ANSWER:   (2x +1)  (x+7)

another practise question involving negatives

example question: 6x² + 5x - 6

step 1: As the method shows above. we take the coefficient of first term and multiply it by the last number. 

6 x -6 = -36

step 2: Now we find the factors of -36 which also add to make +5. 

the factors you will need are +9 and -4. This is because 9 x -4 = -36  and   9-4=5

step 3: Copy out the expression but instead of including the '+5x', insert the new factors that we have, 9 and -4, but with an 'x' in front of each one.

6x² + 9x -4x -6 

step 4: As shown in the method, factorise the first two terms of the expression.

6x² +9x   when factorised is...     3x(2x+3) 

step 5: As shown in the method, replicate the bracket that you have gotten from factorising the first terms.

equation: 6x² + 9x -4x - 6

3x(2x+3)     ?(2x+3)

step 6: What would '?' have to be for it to be equal to   -4x - 6 . It would have to be -2.

step 7: Now that you have got to 3x(2x+3)  -2 (2x+3) combine the two terms outside of the bracket to create its own separate bracket.

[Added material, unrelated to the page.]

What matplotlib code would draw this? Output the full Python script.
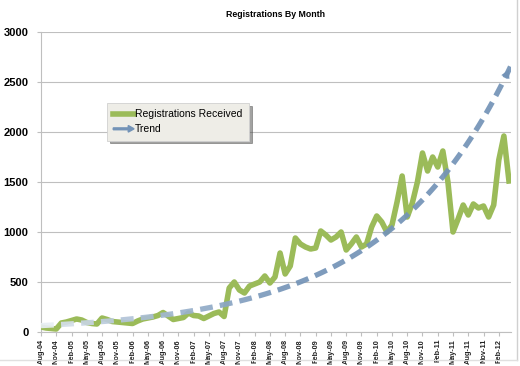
import numpy as np
import matplotlib
matplotlib.use("Agg")
import matplotlib.pyplot as plt
from matplotlib.collections import LineCollection
from matplotlib.lines import Line2D
from matplotlib.patches import FancyArrow
from matplotlib.legend_handler import HandlerPatch

plt.rcParams['font.family'] = ['Liberation Sans', 'DejaVu Sans']

# monthly registrations, Aug-04 .. Apr-12
months = ['Aug-04', 'Sep-04', 'Oct-04', 'Nov-04', 'Dec-04', 'Jan-05', 'Feb-05', 'Mar-05', 'Apr-05',
          'May-05', 'Jun-05', 'Jul-05', 'Aug-05', 'Sep-05', 'Oct-05', 'Nov-05', 'Dec-05', 'Jan-06',
          'Feb-06', 'Mar-06', 'Apr-06', 'May-06', 'Jun-06', 'Jul-06', 'Aug-06', 'Sep-06', 'Oct-06',
          'Nov-06', 'Dec-06', 'Jan-07', 'Feb-07', 'Mar-07', 'Apr-07', 'May-07', 'Jun-07', 'Jul-07',
          'Aug-07', 'Sep-07', 'Oct-07', 'Nov-07', 'Dec-07', 'Jan-08', 'Feb-08', 'Mar-08', 'Apr-08',
          'May-08', 'Jun-08', 'Jul-08', 'Aug-08', 'Sep-08', 'Oct-08', 'Nov-08', 'Dec-08', 'Jan-09',
          'Feb-09', 'Mar-09', 'Apr-09', 'May-09', 'Jun-09', 'Jul-09', 'Aug-09', 'Sep-09', 'Oct-09',
          'Nov-09', 'Dec-09', 'Jan-10', 'Feb-10', 'Mar-10', 'Apr-10', 'May-10', 'Jun-10', 'Jul-10',
          'Aug-10', 'Sep-10', 'Oct-10', 'Nov-10', 'Dec-10', 'Jan-11', 'Feb-11', 'Mar-11', 'Apr-11',
          'May-11', 'Jun-11', 'Jul-11', 'Aug-11', 'Sep-11', 'Oct-11', 'Nov-11', 'Dec-11', 'Jan-12',
          'Feb-12', 'Mar-12', 'Apr-12']
registrations = [50, 40, 35, 30, 90, 100, 115, 130, 120,
                 95, 85, 80, 140, 125, 105, 100, 95, 90,
                 85, 110, 130, 140, 150, 165, 195, 160, 125,
                 135, 145, 190, 165, 160, 135, 160, 185, 200,
                 155, 440, 500, 420, 390, 460, 480, 500, 560,
                 490, 550, 790, 580, 660, 940, 880, 850, 830,
                 840, 1010, 970, 920, 950, 1000, 820, 880, 950,
                 850, 880, 1050, 1160, 1100, 1000, 1070, 1300, 1560,
                 1150, 1290, 1500, 1790, 1610, 1750, 1650, 1810, 1500,
                 1000, 1130, 1270, 1170, 1280, 1240, 1260, 1150, 1270,
                 1720, 1960, 1510]

green = '#9bbb59'
trend_col = np.array([0x73, 0x93, 0xb7]) / 255.0
light_col = np.array([0xe8, 0xee, 0xf4]) / 255.0

x = np.arange(len(registrations))
y = np.array(registrations, dtype=float)

# exponential trendline, like excel does it (fit on log values)
b, ln_a = np.polyfit(x, np.log(y), 1)

fig = plt.figure(figsize=(5.2, 3.66), dpi=100)
ax = fig.add_axes([41/520, 1 - 332/366, 470/520, 300/366])

ax.plot(x, y, color=green, lw=4, solid_joinstyle='round', zorder=3)

ax.set_xlim(0, len(x) - 0.6)
ax.set_ylim(0, 3000)
ax.set_yticks(range(0, 3001, 500))
ax.set_yticklabels([str(v) for v in range(0, 3001, 500)], fontsize=8, fontweight='bold')
ax.set_xticks(x[::3])
ax.set_xticklabels(months[::3], rotation=90, fontsize=5.3, fontweight='bold', color='#222222')
ax.tick_params(axis='y', length=3, color='#bfbfbf', pad=6)
ax.tick_params(axis='x', length=3, color='#bfbfbf', pad=2)
ax.grid(axis='y', color='#bfbfbf', lw=0.8)
ax.set_axisbelow(True)
for s in ['top', 'right']:
    ax.spines[s].set_visible(False)
for s in ['left', 'bottom']:
    ax.spines[s].set_color('#bfbfbf')
    ax.spines[s].set_linewidth(0.8)

ax.set_title('Registrations By Month', fontsize=6.3, fontweight='bold', pad=11)

# dashed trend with a fade-in, dashes cut by hand in pixel space
tt = np.linspace(0, x[-1] + 0.3, 3000)
ty = np.exp(ln_a + b * tt)
pix = ax.transData.transform(np.c_[tt, ty])
arc = np.r_[0, np.cumsum(np.hypot(np.diff(pix[:, 0]), np.diff(pix[:, 1])))]
on, off = 13.0, 7.0
segs, cols = [], []
start = 0.0
while start < arc[-1] - 10:
    m = (arc >= start) & (arc <= start + on)
    if m.sum() > 1:
        segs.append(np.c_[tt[m], ty[m]])
        f = min(1.0, (tt[m][0] / 48.0)) ** 0.7
        cols.append(tuple(light_col + (trend_col - light_col) * f) + (0.92,))
    start += on + off
ax.add_collection(LineCollection(segs, colors=cols, linewidths=3.8, capstyle='butt', zorder=4))
ax.annotate('', xy=(tt[-1], ty[-1]), xytext=(tt[-60], ty[-60]),
            arrowprops=dict(arrowstyle='-|>', color=trend_col, lw=0, mutation_scale=16),
            zorder=5, annotation_clip=False)

# legend
def make_arrow(legend, orig_handle, xdescent, ydescent, width, height, fontsize):
    return FancyArrow(0, height / 2, width, 0, width=height * 0.25, head_width=height * 0.9,
                      head_length=height * 0.8, length_includes_head=True)

h1 = Line2D([], [], color=green, lw=4)
h2 = FancyArrow(0, 0, 1, 0, color=trend_col)
leg = fig.legend([h1, h2], ['Registrations Received', 'Trend'],
                 handler_map={FancyArrow: HandlerPatch(patch_func=make_arrow)},
                 loc='upper left', bbox_to_anchor=(107/520, 1 - 103/366),
                 fontsize=7.5, frameon=True, fancybox=False, shadow=True,
                 handlelength=2.0, handletextpad=0.1, borderaxespad=0, borderpad=0.6,
                 labelspacing=0.5)
leg.get_frame().set_facecolor('#eeede7')
leg.get_frame().set_edgecolor('#d0d0d0')
leg.get_frame().set_linewidth(0.6)

# chart area border (right and bottom)
fig.add_artist(Line2D([517/520, 517/520], [1 - 360/366, 1.0], transform=fig.transFigure,
                      color='#d0d0d0', lw=1))
fig.add_artist(Line2D([0, 517/520], [1 - 360/366, 1 - 360/366], transform=fig.transFigure,
                      color='#e0e0e0', lw=1))

fig.savefig('out.png', dpi=100)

Then have (2x+3) as a separate bracket.

Answer: (3x-2)  (2x+3) 

Practise questions for you to try... (the answers will be below)

1. 2x²-5x-12

2. 4x²+8x+3

3. 9x²-6x-8

4.  4x²-9x+5

5.  2x²+7x-4

6. 5x²+6x-8

answers

1. (2x-3) (x-4) 

2. (2x+1) (2x+3)

3.(3x-4) (3x+2) 

4.(4x-5)  (x-1)

5. (2x-1)  (x-4)

6. (5x-4)  (x+2)

Hope this was useful to you.

Hope everyone is having a great weekend. 

Jonathan.